O conselheiro presidencial James Byrnes tinha dito a Truman que o lançamento das bombas permitiria aos EUA ‘ditar os termos do fim da guerra’. O Secretário da Marinha, James Forrestal, escreveu no seu diário que Byrnes estava ‘muito ansioso por acabar com o caso japonês antes que os russos entrassem’. Truman escreveu no seu diário que os soviéticos estavam a preparar-se para marchar contra o Japão e ‘acabar com os japoneses quando isso acontecesse’. A invasão soviética foi planeada antes das bombas, não decidida por elas. Os EUA não tinham planos para invadir durante meses, nem planos à escala para arriscar o número de vidas que o Post dirá que foram salvas.
Truman ordenou o lançamento das bombas, uma em Hiroshima, a 6 de agosto, e outro tipo de bomba, uma bomba de plutónio, que os militares também queriam testar e demonstrar, em Nagasaki, a 9 de agosto. O bombardeamento de Nagasaki foi antecipado do dia 11 para o dia 9, para diminuir a probabilidade de o Japão se render primeiro. Também a 9 de agosto, os soviéticos atacaram os japoneses. Durante as duas semanas seguintes, os soviéticos mataram 84.000 japoneses e perderam 12.000 dos seus próprios soldados, e os EUA continuaram a bombardear o Japão com armas não nucleares - queimando cidades japonesas, como tinham feito antes de 6 de agosto que, quando chegou a altura de escolher duas cidades para bombardear, já não havia muitas por onde escolher.
Eis o que o Post afirma ter sido conseguido ao matar algumas centenas de milhares de pessoas e ao iniciar a era do perigo nuclear apocalítico: ‘O fim da guerra tornou desnecessária uma invasão dos EUA que poderia ter significado centenas de milhares de baixas americanas; salvou milhões de vidas japonesas que teriam sido perdidas em combate nas ilhas natais e à fome; encurtou a breve invasão soviética (que só por si foi responsável por centenas de milhares de mortes japonesas); e acabou com a agonia que o Japão Imperial trouxe à região, especialmente a uma China que sofreu talvez 20 milhões de baixas.’

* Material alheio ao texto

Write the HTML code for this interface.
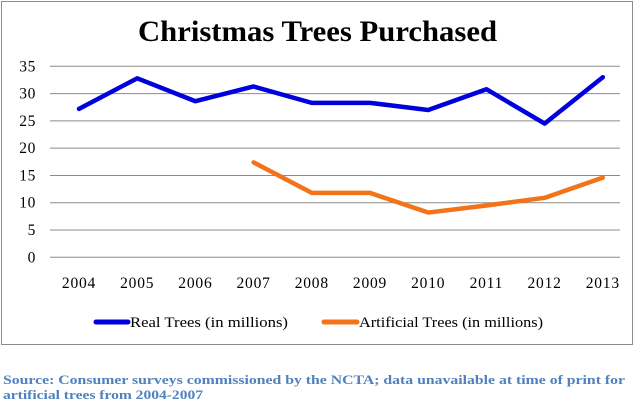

Note-se que o Post se sente obrigado a atribuir à invasão soviética a responsabilidade pela morte de centenas de milhar de japoneses, ao mesmo tempo que afirma, como Truman, que essa invasão não influenciou a decisão japonesa de se render. Repare-se também que a única alternativa ao fim da guerra após as bombas nucleares, segundo este ponto de vista, teria sido a continuação da guerra durante muito tempo, custando milhões de vidas de japoneses. Mas os factos acima referidos não confirmam isto. O propagandista de 2025 está a discordar do consenso dos líderes do seu amado exército em 1945.
Porque é que ele faz isso?
Conclui com a sua motivação: ‘É por isso que a visão do Presidente Donald Trump de uma Cúpula Dourada para proteger os EUA de ataques de mísseis é tão importante, e é por isso que precisamos de uma força nuclear robusta para dissuadir os nossos inimigos’.